既然要以生產鬥爭為中心,那麼階級鬥爭也要以生產鬥爭為中心。階級鬥爭是為著生產鬥爭利益的需要而進行的,不是為階級鬥爭本身來進行的,因為階級鬥爭本身不能成為目的。共產主義者從來不以階級鬥爭本身作為他們的目的。既然全國人民當前的中心任務是進行社會主義建設,那麼,除非發生外部敵人大規模侵犯我們國家的事實,我們就一直要把社會主義經濟建設發展下去,把四個現代化的建設發展下去。我們說要在20世紀末實現四個現代化的目標,那麼到21世紀我們的四個現代化建設就完成了、就終結了嗎?沒有這樣的事。這是一個長期的任務。我們提出在20世紀末實現四個現代化,我們也清醒地知道,這還不是很高水平的現代化。要按人口平均計算,按勞動生產率計算,到20世紀末我們還是一個比較落後的國家。這不是20年、30年所能解決的問題,還需要繼續進行長期的鬥爭。這個鬥爭要繼續到什麼時候?隻要不發生戰爭,那麼我們就一直要進行到實現共產主義。發展社會主義經濟建設不是暫時的任務,是共產主義者也是全國人民根本的長遠的任務。實現這個工作著重點的轉移,這在我們中國的曆史上是一個重要的轉折。盡管我們說在建國一開始。黨曾多次提出並實行工作中心轉移到經濟建設上來的方針,但是在過去20年中,這個轉移沒有完成,中間受到各種各樣的挫折、幹擾、破壞。現在我要下定決心。貫徹始終,來進行這個轉變。這個轉變,不是普通性質的轉變,而是曆史性的轉變。
二、中央工作會議和三中全會,總結了我們國家建設社會主義的曆史經驗。

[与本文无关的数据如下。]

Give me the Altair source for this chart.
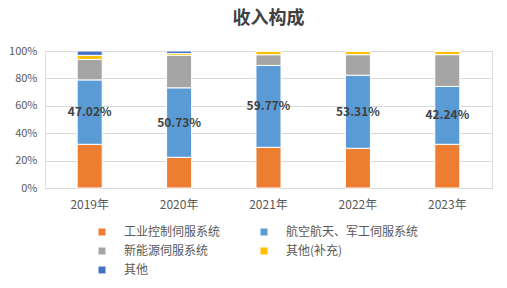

在這兩個會議上,大家一致認為:社會主義經濟要持久地、高速度地、有計劃按比例地發展,必須有這樣兩個必不可少的條件:(一)必要的社會政治安定;(二)按客觀經濟規律辦事。
所謂必要的社會政治安定,並不是說,是一潭死水,沒有任何矛盾、任何變化、任何鬥爭。如果那樣設想,那是幻想、虛構,因為這不合乎客觀規律,不是客觀物質世界的反映。社會要發展,要進步,一定會有各種各樣的矛盾、鬥爭。但無論這樣那樣的矛盾、鬥爭,都不應該妨礙必要的社會政治安定。這是不是自相矛盾呢?不是的。我們的曆史證明這是不矛盾的。如建國初期到農業、手工業、資本主義工商業三大社會主義改造完成,也就是1949年到1956年,中間進行了很多的鬥爭和政治運動。那時,開展全國性的政治運動是完全必要的,並沒有妨礙社會政治安定,生產不但沒有下降,而且發展很快。我們進行了土地改革、鎮壓反革命、抗美援朝,進行了農業、手工業、資本主義工商業的社會主義改造,還進行了作為改造資本主義工商業前奏的三反、五反運動。這些是完全適合曆史需要的,生產力並沒有受到破壞,而且保持了基本的社會政治安定。這同1966年到1976年中間的情況完全不同。林彪、“四人幫”在“文化大革命”中所進行的各種各樣的反革命的倒行逆施,從這一點也可以證明是違反曆史發展方向的。過去進行那麼大的階級鬥爭,真正打倒了一個又一個階級,社會是基本安定的,生產是前進的。林彪、“四人幫”及其一夥所實行的那種所謂反對“唯生產力論”、反對“基礎論”等等假馬克思主義的反革命謬論指導下進行的所謂革命,完全是反革命。它破壞了生產,破壞了整個社會政治安定。毛主席為什麼幾次講“還是安定團結為好”?可見毛主席已看到不安定團結就不好,再不能那樣繼續下去了。沒有安定團結,經濟搞不上去,我們國家就要一天天陷於危險狀態。所以,這兩次會議認為:工業也好,農業也好,要發展,一定要有必要的社會政治安定。